> [WORK TO BE COMPLETED]: Pick out each line of the records in which the word "LaTeX" appears.

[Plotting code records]
# # #
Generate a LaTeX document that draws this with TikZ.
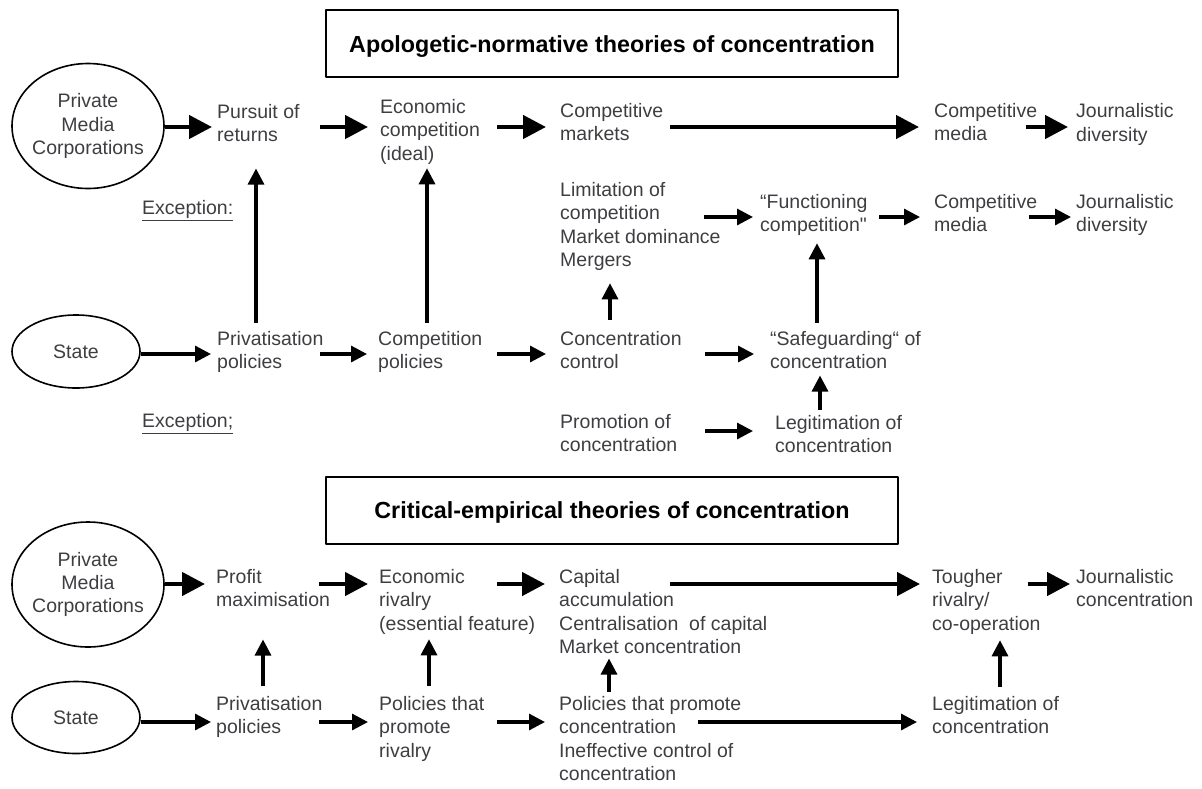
\documentclass[tikz,border=0pt]{standalone}
\usepackage{fontspec}
\setmainfont{Liberation Sans}[Ligatures=TeXOff]
\usetikzlibrary{arrows.meta,shapes.geometric}
\definecolor{txtgray}{RGB}{62,62,66}
\begin{document}
\begin{tikzpicture}[x=1pt,y=-1pt, line join=round]
	\tikzset{txt/.style={anchor=north west, inner sep=0pt, align=left, text=txtgray, font=\fontsize{19.5}{23.4}\selectfont},
		actor/.style={ellipse, draw, line width=1.6pt, inner sep=0pt, align=center, text=txtgray, font=\fontsize{19.5}{23.4}\selectfont},
		titlebox/.style={draw, line width=2pt, minimum width=572pt, minimum height=67pt, text height=17pt, text depth=0pt, font=\fontsize{23.3}{28}\selectfont\bfseries},
		thk/.style={line width=4.5pt, -{Triangle[length=23pt,width=23pt]}},
		thn/.style={line width=3.2pt, -{Triangle[length=16pt,width=16pt]}}}
	\useasboundingbox (0,0) rectangle (1202,788);
	\coordinate (rA) at (0,127); \coordinate (rB) at (0,217);
	\coordinate (rC) at (0,354); \coordinate (rD) at (0,431);
	\coordinate (rE) at (0,584); \coordinate (rF) at (0,722);
	% apologetic-normative
	\node[titlebox] (titleA) at (612,43.5) {Apologetic-normative theories of concentration};
	\node[actor, inner xsep=-3.3pt, minimum width=152pt, minimum height=125pt] (pmcA) at (88,126) {Private\\Media\\Corporations};
	\node[actor, minimum width=128pt, minimum height=73pt] (stateA) at (76,351.5) {State};
	\node[txt] (pursuit) at (217,104) {Pursuit of\\returns};
	\node[txt] (econA) at (380,99) {Economic\\competition\\(ideal)};
	\node[txt] (markets) at (560,103) {Competitive\\markets};
	\node[txt] (mediaA) at (934,103) {Competitive\\media};
	\node[txt] (divA) at (1076,103.5) {Journalistic\\diversity};
	\node[txt] (excA) at (142,200) {\underline{Exception:}};
	\node[txt] (limit) at (560,182) {Limitation of\\competition\\Market dominance\\Mergers};
	\node[txt] (funct) at (760,194) {“Functioning\\competition"};
	\node[txt] (mediaB) at (934,194) {Competitive\\media};
	\node[txt] (divB) at (1076,194) {Journalistic\\diversity};
	\node[txt] (privA) at (217,331) {Privatisation\\policies};
	\node[txt] (compol) at (378,331) {Competition\\policies};
	\node[txt] (conctrl) at (560,331) {Concentration\\control};
	\node[txt] (safe) at (770,331) {“Safeguarding“ of\\concentration};
	\node[txt] (excB) at (142,413.5) {\underline{Exception;}};
	\node[txt] (promo) at (560,414) {Promotion of\\concentration};
	\node[txt] (legitA) at (775,415) {Legitimation of\\concentration};
	\draw[thk, shorten >=5pt] (pmcA.east |- rA) -- (pursuit.west |- rA);
	\draw[thk, shorten <=103pt, shorten >=12pt] (pursuit.west |- rA) -- (econA.west |- rA);
	\draw[thk, shorten <=117pt, shorten >=14pt] (econA.west |- rA) -- (markets.west |- rA);
	\draw[thk, shorten <=110pt, shorten >=15pt] (markets.west |- rA) -- (mediaA.west |- rA);
	\draw[thk, shorten <=92pt, shorten >=8pt] (mediaA.west |- rA) -- (divA.west |- rA);
	\draw[thn, shorten <=144pt, shorten >=7pt] (limit.west |- rB) -- (funct.west |- rB);
	\draw[thn, shorten <=119pt, shorten >=14pt] (funct.west |- rB) -- (mediaB.west |- rB);
	\draw[thn, shorten <=95pt, shorten >=5pt] (mediaB.west |- rB) -- (divB.west |- rB);
	\draw[thn, shorten >=6pt] (stateA.east |- rC) -- (privA.west |- rC);
	\draw[thn, shorten <=103pt, shorten >=11pt] (privA.west |- rC) -- (compol.west |- rC);
	\draw[thn, shorten <=119pt, shorten >=14pt] (compol.west |- rC) -- (conctrl.west |- rC);
	\draw[thn, shorten <=145pt, shorten >=16pt] (conctrl.west |- rC) -- (safe.west |- rC);
	\draw[thn, shorten <=145pt, shorten >=22pt] (promo.west |- rD) -- (legitA.west |- rD);
	\draw[thn, shorten <=8pt, shorten >=26.4pt] ([xshift=39pt]privA.north west) -- ([xshift=39pt]pursuit.south west);
	\draw[thn, shorten <=8pt, shorten >=3.9pt] ([xshift=49pt]compol.north west) -- ([xshift=47pt]econA.south west);
	\draw[thn, shorten <=11pt, shorten >=12.5pt] ([xshift=50pt]conctrl.north west) -- ([xshift=50pt]limit.south west);
	\draw[thn, shorten <=8pt, shorten >=7.3pt] ([xshift=47pt]safe.north west) -- ([xshift=57pt]funct.south west);
	\draw[thn, shorten <=5pt, shorten >=6.4pt] ([xshift=45pt]legitA.north west) -- ([xshift=50pt]safe.south west);
	% critical-empirical
	\node[titlebox] (titleB) at (612,510) {Critical-empirical theories of concentration};
	\node[actor, inner xsep=-3.3pt, minimum width=152pt, minimum height=125pt] (pmcB) at (88,584.5) {Private\\Media\\Corporations};
	\node[actor, minimum width=128pt, minimum height=72pt] (stateB) at (76,717.5) {State};
	\node[txt] (profit) at (216,569) {Profit\\maximisation};
	\node[txt] (rivalry) at (379,569) {Economic\\rivalry\\(essential feature)};
	\node[txt] (capital) at (559,569) {Capital\\accumulation\\Centralisation~ of capital\\Market concentration};
	\node[txt] (tougher) at (932,569) {Tougher\\rivalry/\\co-operation};
	\node[txt] (concB) at (1076,569) {Journalistic\\concentration};
	\node[txt] (privB) at (216,696) {Privatisation\\policies};
	\node[txt] (polriv) at (379,696) {Policies that\\promote\\rivalry};
	\node[txt] (polconc) at (559,696) {Policies that promote\\concentration\\Ineffective control of\\concentration};
	\node[txt] (legitB) at (932,696) {Legitimation of\\concentration};
	\draw[thk, shorten >=11pt] (pmcB.east |- rE) -- (profit.west |- rE);
	\draw[thk, shorten <=103pt, shorten >=11pt] (profit.west |- rE) -- (rivalry.west |- rE);
	\draw[thk, shorten <=118pt, shorten >=14pt] (rivalry.west |- rE) -- (capital.west |- rE);
	\draw[thk, shorten <=111pt, shorten >=12pt] (capital.west |- rE) -- (tougher.west |- rE);
	\draw[thk, shorten <=96pt, shorten >=6pt] (tougher.west |- rE) -- (concB.west |- rE);
	\draw[thn, shorten >=5pt] (stateB.east |- rF) -- (privB.west |- rF);
	\draw[thn, shorten <=103pt, shorten >=11pt] (privB.west |- rF) -- (polriv.west |- rF);
	\draw[thn, shorten <=118pt, shorten >=14pt] (polriv.west |- rF) -- (polconc.west |- rF);
	\draw[thn, shorten <=139pt, shorten >=15pt] (polconc.west |- rF) -- (legitB.west |- rF);
	\draw[thn, shorten <=10pt, shorten >=32.4pt] ([xshift=47pt]privB.north west) -- ([xshift=47pt]profit.south west);
	\draw[thn, shorten <=10pt, shorten >=4.9pt] ([xshift=50pt]polriv.north west) -- ([xshift=50pt]rivalry.south west);
	\draw[thn, shorten <=4pt, shorten >=4.6pt] ([xshift=50pt]polconc.north west) -- ([xshift=50pt]capital.south west);
	\draw[thn, shorten <=9pt, shorten >=5.9pt] ([xshift=68pt]legitB.north west) -- ([xshift=68pt]tougher.south west);
\end{tikzpicture}
\end{document}
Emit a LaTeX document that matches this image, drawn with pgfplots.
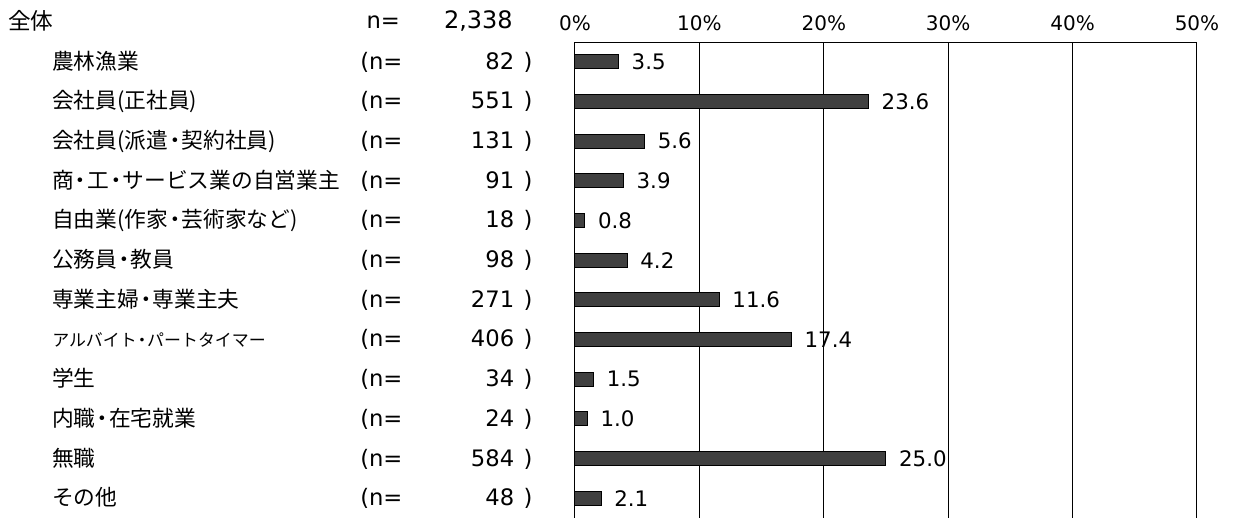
\documentclass[border=0pt]{standalone}
\usepackage{pgfplots}
\pgfplotsset{compat=1.18}
\usepackage{fontspec}
\setmainfont{DejaVu Sans}
\newfontfamily\jp{Noto Sans CJK JP}
\definecolor{barfill}{HTML}{404040}
\newcommand{\dt}{\makebox[0.62em][c]{・}}
\newcommand{\lab}[2]{\makebox[231pt][l]{\jp\fontsize{16.3}{18}\selectfont #1}\makebox[115.5pt][l]{\fontsize{17}{19}\selectfont(n=\hfill #2}\hspace{7pt}{\fontsize{17}{19}\selectfont)}}
\begin{document}
\begin{tikzpicture}
\path[use as bounding box] (-431.25pt,0) rectangle (493.5pt,388.5pt);
\begin{axis}[
  at={(0,0)}, anchor=south west,
  scale only axis, width=466.5pt, height=357pt,
  xmin=0, xmax=50, ymin=-0.5, ymax=11.5, y dir=reverse,
  axis x line*=top, axis y line*=left,
  axis line style={black, line width=0.75pt},
  xmajorgrids, grid style={black, line width=0.75pt},
  xtick={0,10,...,50},
  xticklabels={0\%,10\%,20\%,30\%,40\%,50\%},
  xticklabel style={anchor=base, yshift=9pt, inner sep=0pt},
  major tick length=0pt,
  ytick={0,...,11},
  yticklabels={
    {\lab{農林漁業}{82}},
    {\lab{会社員(正社員)}{551}},
    {\lab{会社員(派遣\dt 契約社員)}{131}},
    {\lab{商\dt 工\dt サービス業の自営業主}{91}},
    {\lab{自由業(作家\dt 芸術家など)}{18}},
    {\lab{公務員\dt 教員}{98}},
    {\lab{専業主婦\dt 専業主夫}{271}},
    {\lab{\fontsize{12.7}{14}\selectfont アルバイト\dt パートタイマー}{406}},
    {\lab{学生}{34}},
    {\lab{内職\dt 在宅就業}{24}},
    {\lab{無職}{584}},
    {\lab{その他}{48}}},
  yticklabel style={anchor=west, inner sep=0pt, xshift=-392.25pt},
  tick label style={font=\fontsize{15}{18}\selectfont},
  /pgf/number format/assume math mode=true,
  xbar, bar width=10.5pt,
  nodes near coords={\pgfmathprintnumber[fixed,fixed zerofill,precision=1]{\pgfplotspointmeta}},
  nodes near coords style={anchor=west, inner sep=0pt, xshift=9.5pt, font=\fontsize{16}{18}\selectfont, text=black},
  clip=false,
]
\addplot[fill=barfill, draw=black, line width=0.75pt] coordinates {
  (3.5,0) (23.6,1) (5.6,2) (3.9,3) (0.8,4) (4.2,5)
  (11.6,6) (17.4,7) (1.5,8) (1.0,9) (25.0,10) (2.1,11)};
\node[anchor=west, inner sep=0pt, font=\jp\fontsize{17}{19}\selectfont] at ([xshift=-425.25pt, yshift=16pt]axis description cs:0,1) {全体};
\node[anchor=base west, inner sep=0pt, font=\fontsize{17}{19}\selectfont] at ([xshift=-156.5pt, yshift=10pt]axis description cs:0,1) {n=};
\node[anchor=base east, inner sep=0pt, font=\fontsize{18}{20}\selectfont] at ([xshift=-46.5pt, yshift=10pt]axis description cs:0,1) {2,338};
\end{axis}
\end{tikzpicture}
\end{document}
# # #
> [REPLY]:
Generate a LaTeX document that draws this with TikZ.
Emit a LaTeX document that matches this image, drawn with pgfplots.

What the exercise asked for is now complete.